## SOURCE DATA

───

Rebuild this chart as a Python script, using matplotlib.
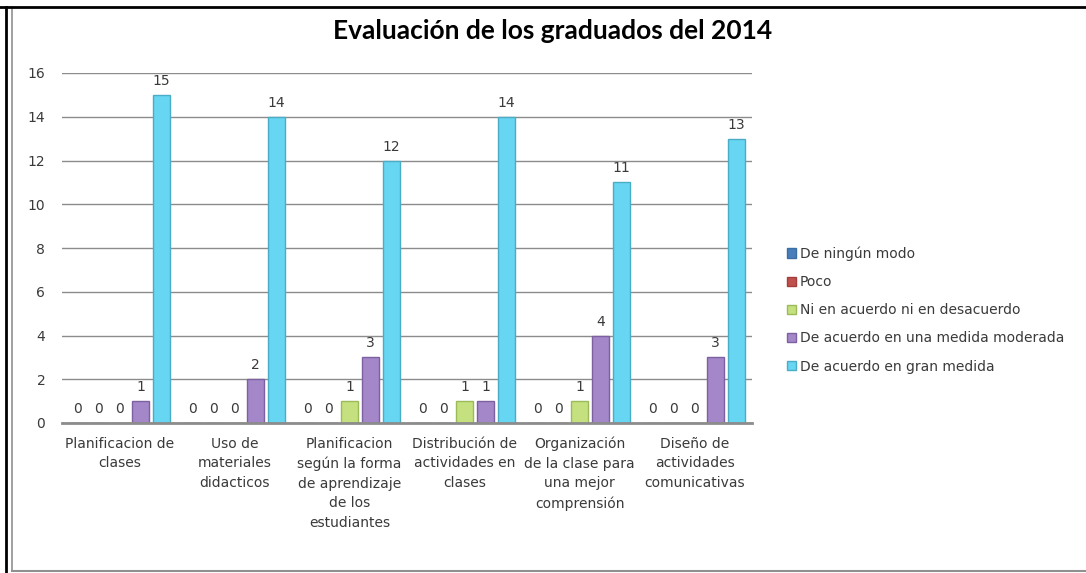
import numpy as np
import matplotlib
matplotlib.use('Agg')
import matplotlib.pyplot as plt
from matplotlib.lines import Line2D

# Datos del gráfico
categorias = ['Planificacion de\nclases',
              'Uso de\nmateriales\ndidacticos',
              'Planificacion\nsegún la forma\nde aprendizaje\nde los\nestudiantes',
              'Distribución de\nactividades en\nclases',
              'Organización\nde la clase para\nuna mejor\ncomprensión',
              'Diseño de\nactividades\ncomunicativas']
series = ['De ningún modo', 'Poco', 'Ni en acuerdo ni en desacuerdo',
          'De acuerdo en una medida moderada', 'De acuerdo en gran medida']
ningun = [0, 0, 0, 0, 0, 0]
poco = [0, 0, 0, 0, 0, 0]
ni_acuerdo = [0, 0, 1, 1, 1, 0]
moderada = [1, 2, 3, 1, 4, 3]
gran = [15, 14, 12, 14, 11, 13]
yticks = [0, 2, 4, 6, 8, 10, 12, 14, 16]

valores = [ningun, poco, ni_acuerdo, moderada, gran]
colores = ['#4a7ebb', '#c0504d', '#c5e17f', '#a487c9', '#67d6f2']
bordes = ['#3a6ea5', '#a33e3b', '#9bbb59', '#7d60a0', '#4bacc6']
texto = '#3a3a3a'

fig = plt.figure(figsize=(10.86, 5.73), dpi=100)
ax = fig.add_axes([62 / 1086, 1 - 423 / 573, 690 / 1086, 350 / 573])

x = np.arange(len(categorias))
paso = 0.183
ancho = 0.148
for i, (vals, nombre) in enumerate(zip(valores, series)):
    pos = x + (i - 2) * paso
    ax.bar(pos, vals, width=ancho, color=colores[i], edgecolor=bordes[i],
           linewidth=1, label=nombre, zorder=2)
    for xb, v in zip(pos, vals):
        ax.annotate(str(v), (xb, v), xytext=(0, 5), textcoords='offset points',
                    ha='center', va='bottom', fontsize=10, color=texto)

ax.set_xlim(-0.5, len(categorias) - 0.5)
ax.set_ylim(0, 16)
ax.set_yticks(yticks)
ax.yaxis.grid(True, color='#8c8c8c', linewidth=1, zorder=0)
ax.set_axisbelow(True)
for s in ['top', 'right', 'left']:
    ax.spines[s].set_visible(False)
ax.spines['bottom'].set_color('#8c8c8c')
ax.spines['bottom'].set_linewidth(2)
ax.spines['bottom'].set_zorder(2.5)
ax.tick_params(axis='y', length=0, pad=12, labelsize=10, labelcolor=texto)
ax.tick_params(axis='x', length=0, pad=10, labelsize=10, labelcolor=texto)
ax.set_xticks(x)
ax.set_xticklabels(categorias, linespacing=1.5, va='top')

fig.text(553 / 1086, 1 - 31 / 573, 'Evaluación de los graduados del 2014',
         ha='center', va='center', fontsize=19, fontweight='bold',
         family='Lato', color='black')

ax.legend(loc='center left', bbox_to_anchor=(774 / 1086, 1 - 310 / 573),
          bbox_transform=fig.transFigure, frameon=False, fontsize=10,
          handlelength=0.65, handleheight=0.65, handletextpad=0.3,
          labelspacing=1.02, labelcolor=texto)

# marco de la captura
fig.add_artist(Line2D([6 / 1086, 6 / 1086], [0, 1 - 7 / 573], color='black', lw=2,
                      transform=fig.transFigure))
fig.add_artist(Line2D([12 / 1086, 12 / 1086], [2 / 573, 1 - 7 / 573], color='#909090', lw=1.2,
                      transform=fig.transFigure))
fig.add_artist(Line2D([0, 1], [1 - 7 / 573, 1 - 7 / 573], color='black', lw=2,
                      transform=fig.transFigure))
fig.add_artist(Line2D([12 / 1086, 1], [2 / 573, 2 / 573], color='#909090', lw=1.5,
                      transform=fig.transFigure))

fig.savefig('out.png', dpi=100)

───

## WHAT YOU ARE ASKED TO DO
Everything from the first line to the line with "ax.set_xticklabels(categorias, linespacing=1.5, va='top')" must be repeated exactly, and nothing else. Leave the pictures out.

## THE RESULT
Rebuild this chart as a Python script, using matplotlib.
import numpy as np
import matplotlib
matplotlib.use('Agg')
import matplotlib.pyplot as plt
from matplotlib.lines import Line2D

# Datos del gráfico
categorias = ['Planificacion de\nclases',
              'Uso de\nmateriales\ndidacticos',
              'Planificacion\nsegún la forma\nde aprendizaje\nde los\nestudiantes',
              'Distribución de\nactividades en\nclases',
              'Organización\nde la clase para\nuna mejor\ncomprensión',
              'Diseño de\nactividades\ncomunicativas']
series = ['De ningún modo', 'Poco', 'Ni en acuerdo ni en desacuerdo',
          'De acuerdo en una medida moderada', 'De acuerdo en gran medida']
ningun = [0, 0, 0, 0, 0, 0]
poco = [0, 0, 0, 0, 0, 0]
ni_acuerdo = [0, 0, 1, 1, 1, 0]
moderada = [1, 2, 3, 1, 4, 3]
gran = [15, 14, 12, 14, 11, 13]
yticks = [0, 2, 4, 6, 8, 10, 12, 14, 16]

valores = [ningun, poco, ni_acuerdo, moderada, gran]
colores = ['#4a7ebb', '#c0504d', '#c5e17f', '#a487c9', '#67d6f2']
bordes = ['#3a6ea5', '#a33e3b', '#9bbb59', '#7d60a0', '#4bacc6']
texto = '#3a3a3a'

fig = plt.figure(figsize=(10.86, 5.73), dpi=100)
ax = fig.add_axes([62 / 1086, 1 - 423 / 573, 690 / 1086, 350 / 573])

x = np.arange(len(categorias))
paso = 0.183
ancho = 0.148
for i, (vals, nombre) in enumerate(zip(valores, series)):
    pos = x + (i - 2) * paso
    ax.bar(pos, vals, width=ancho, color=colores[i], edgecolor=bordes[i],
           linewidth=1, label=nombre, zorder=2)
    for xb, v in zip(pos, vals):
        ax.annotate(str(v), (xb, v), xytext=(0, 5), textcoords='offset points',
                    ha='center', va='bottom', fontsize=10, color=texto)

ax.set_xlim(-0.5, len(categorias) - 0.5)
ax.set_ylim(0, 16)
ax.set_yticks(yticks)
ax.yaxis.grid(True, color='#8c8c8c', linewidth=1, zorder=0)
ax.set_axisbelow(True)
for s in ['top', 'right', 'left']:
    ax.spines[s].set_visible(False)
ax.spines['bottom'].set_color('#8c8c8c')
ax.spines['bottom'].set_linewidth(2)
ax.spines['bottom'].set_zorder(2.5)
ax.tick_params(axis='y', length=0, pad=12, labelsize=10, labelcolor=texto)
ax.tick_params(axis='x', length=0, pad=10, labelsize=10, labelcolor=texto)
ax.set_xticks(x)
ax.set_xticklabels(categorias, linespacing=1.5, va='top')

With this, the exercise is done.